In the neonate it seems reasonable to operate (laparoscopically, if possible) on cysts larger than 40 mm, or complex and symptomatic cysta. Cystectomy is preferred over oophorectomy. Large simple ovarian cysts in neonates can also be aspirated under US guidance. Smaller cysts and simple cysts are often managed conservatively. Accompanying videos show a laparoscopic marsupialization of a simple ovarian cyst in a neonate ( ) and a laparoscopic retrieval of a spontaneously detached ovarian cyst ( ).
Enteric duplications comprise two layers of epithelium and share the vascular supply with the adjacent intestinal tract. They are typically in immediate contact, but not in continuity, with the intestinal tract.
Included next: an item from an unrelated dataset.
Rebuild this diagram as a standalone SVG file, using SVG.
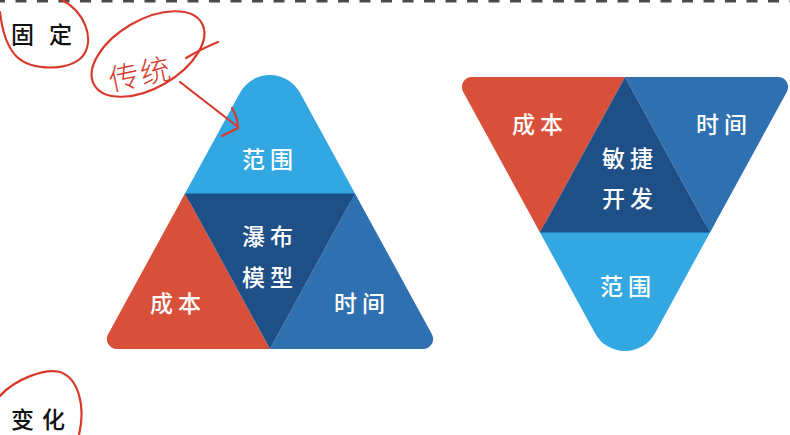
<svg xmlns="http://www.w3.org/2000/svg" width="790" height="435" viewBox="0 0 790 435">
<style>
.lb{fill:#33a7e1}.dk{fill:#1e4f87}.rd{fill:#d9503a}.bl{fill:#2f70b0}
.t{font-family:"Noto Sans CJK SC","Noto Sans",sans-serif;font-size:23px;font-weight:500;fill:#ffffff;text-anchor:middle;dominant-baseline:central;letter-spacing:5px}
.k{font-family:"Noto Sans CJK SC","Noto Sans",sans-serif;font-size:23px;font-weight:500;fill:#111111;dominant-baseline:central}
.ink{fill:none;stroke:#d8392b;stroke-width:2.2;stroke-linecap:round;stroke-linejoin:round}
</style>
<defs>
<clipPath id="clipL"><path d="M240.16,92.58 A34,34 0 0 1 299.84,92.58 L431.91,334.21 A10,10 0 0 1 423.14,349 L116.86,349 A10,10 0 0 1 108.09,334.21 Z"/></clipPath>
<clipPath id="clipR"><path transform="translate(355,426) scale(1,-1)" d="M240.16,92.58 A34,34 0 0 1 299.84,92.58 L431.91,334.21 A10,10 0 0 1 423.14,349 L116.86,349 A10,10 0 0 1 108.09,334.21 Z"/></clipPath>
</defs>
<rect width="790" height="435" fill="#ffffff"/>
<line x1="0" y1="1" x2="790" y2="1" stroke="#4a4a4a" stroke-width="3" stroke-dasharray="11 10.5" stroke-dashoffset="6"/>

<g id="waterfall" clip-path="url(#clipL)">
  <g id="w-scope"><polygon class="lb" points="270,30 176,202 364,202"/><text class="t" x="270" y="158">范围</text></g>
  <g id="w-cost"><polygon class="rd" points="90,360 185,193.5 270,349 270,360"/><text class="t" x="178" y="302">成本</text></g>
  <g id="w-time"><polygon class="bl" points="450,360 355,193.5 270,349 270,360"/><text class="t" x="362" y="302">时间</text></g>
  <g id="w-core"><polygon class="dk" points="185,193.5 355,193.5 270,349"/><text class="t" x="270" y="235">瀑布</text><text class="t" x="270" y="276">模型</text></g>
</g>

<g id="agile" clip-path="url(#clipR)">
  <g id="a-scope"><polygon class="lb" points="625,396 531,224 719,224"/><text class="t" x="628" y="285">范围</text></g>
  <g id="a-cost"><polygon class="rd" points="445,66 540,232.5 625,77 625,66"/><text class="t" x="540" y="123">成本</text></g>
  <g id="a-time"><polygon class="bl" points="805,66 710,232.5 625,77 625,66"/><text class="t" x="724" y="123">时间</text></g>
  <g id="a-core"><polygon class="dk" points="540,232.5 710,232.5 625,77"/><text class="t" x="630" y="157">敏捷</text><text class="t" x="630" y="197">开发</text></g>
</g>

<g id="label-fixed">
  <text class="k" x="11" y="33" letter-spacing="15">固定</text>
  <path class="ink" d="M58,-2 C85,10 96,40 82,57 C68,71 32,71 17,57 C6,46 2,30 0,12"/>
</g>
<g id="label-change">
  <text class="k" x="11" y="418" letter-spacing="8">变化</text>
  <path class="ink" d="M0,396 C15,379 45,368 60,372 C78,378 86,405 79,435"/>
</g>
<g id="note-traditional">
  <path class="ink" d="M94.3,85 A62,34 -30 1 1 201.7,23 A62,34 -30 1 1 94.3,85 Z"/>
  <path class="ink" d="M186,58 C198,51 208,46 218,42"/>
  <text x="140" y="72" transform="rotate(-12 140 72)" font-family="'Noto Sans CJK SC',sans-serif" font-size="30" font-weight="300" fill="#d8392b" text-anchor="middle" dominant-baseline="central" letter-spacing="2">传统</text>
</g>
<g id="connectors">
  <path class="ink" d="M180,82 L238,127"/>
  <path class="ink" d="M232,108 C236,115 238,121 238,128 L222,136"/>
</g>
</svg>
Enteric duplication cysts are commonly found postnatally but are rarely detected prenatally. Males are affected twice as often as females.
There are multiple theories that explain the development of enteric duplications, but no definitive theory accounts for all known variants. Theories involve partial or abortive twinning, the split notochord theory and anomalous adhesion occurring in the third week of gestation, diverticula and canalization defects between 6 to 8 weeks of life, and even environmental factors such as trauma and hypoxia.
Histologic evaluation of the cysts shows full replication of the mucosal, muscular, and serosal layers.
Enteric duplication cysts can originate from any part of the gastrointestinal tract. Jejuno-ileal duplications are the most common; in one large series, they accounted for 61% of duplication cysts. The cysts are found on the mesenteric side of the bowel and are often difficult to differentiate from a mesenteric cyst. Most of these anomalies become symptomatic at some stage later in life, owing to pain, bleeding, or intussusceptions, and require surgical resection.
Enteric duplication cysts are elongated, tubular, or spherical cystic masses, usually unilocular and anechoic ( Fig. 24.3 ). Multiple septations and “sludge” may be seen ( Table 24.2 ). The location and mass effect on adjacent bowel can suggest the diagnosis. If present, peristaltic movement of the muscular wall can aid in the diagnosis.
Ovarian Cyst | Enteric Duplication Cyst | |
---|---|---|
Gender | Female | Male and female (ratio 2 : 1) |
Location | Lower abdomen | Entire abdomen |
Structure | Cystic | Elongated, thick-walled |
Internal structure | Smooth, isolated or heterogeneous | Smooth, “sludge” |
Kidneys and bladder | Visible | Visible |
Peristalsis | No | Possible |
MRI can provide a global overview of the abdomen and can be helpful in the differential diagnosis, enabling better tissue differentiation.
Anechoic, unilocular, tubular, or spherical cystic mass close in relationship with adjacent bowel
The differential diagnosis of ovarian and mesenteric cysts is difficult and includes mesenteric cysts and mesenteric lymphangioma. Possible cystic structures in the right upper quadrant include duodenal or antral duplication cysts, choledochal cysts, and hepatic cysts. Urachal cysts, renal cysts, and dilated bowel can usually be excluded based on their location and appearance.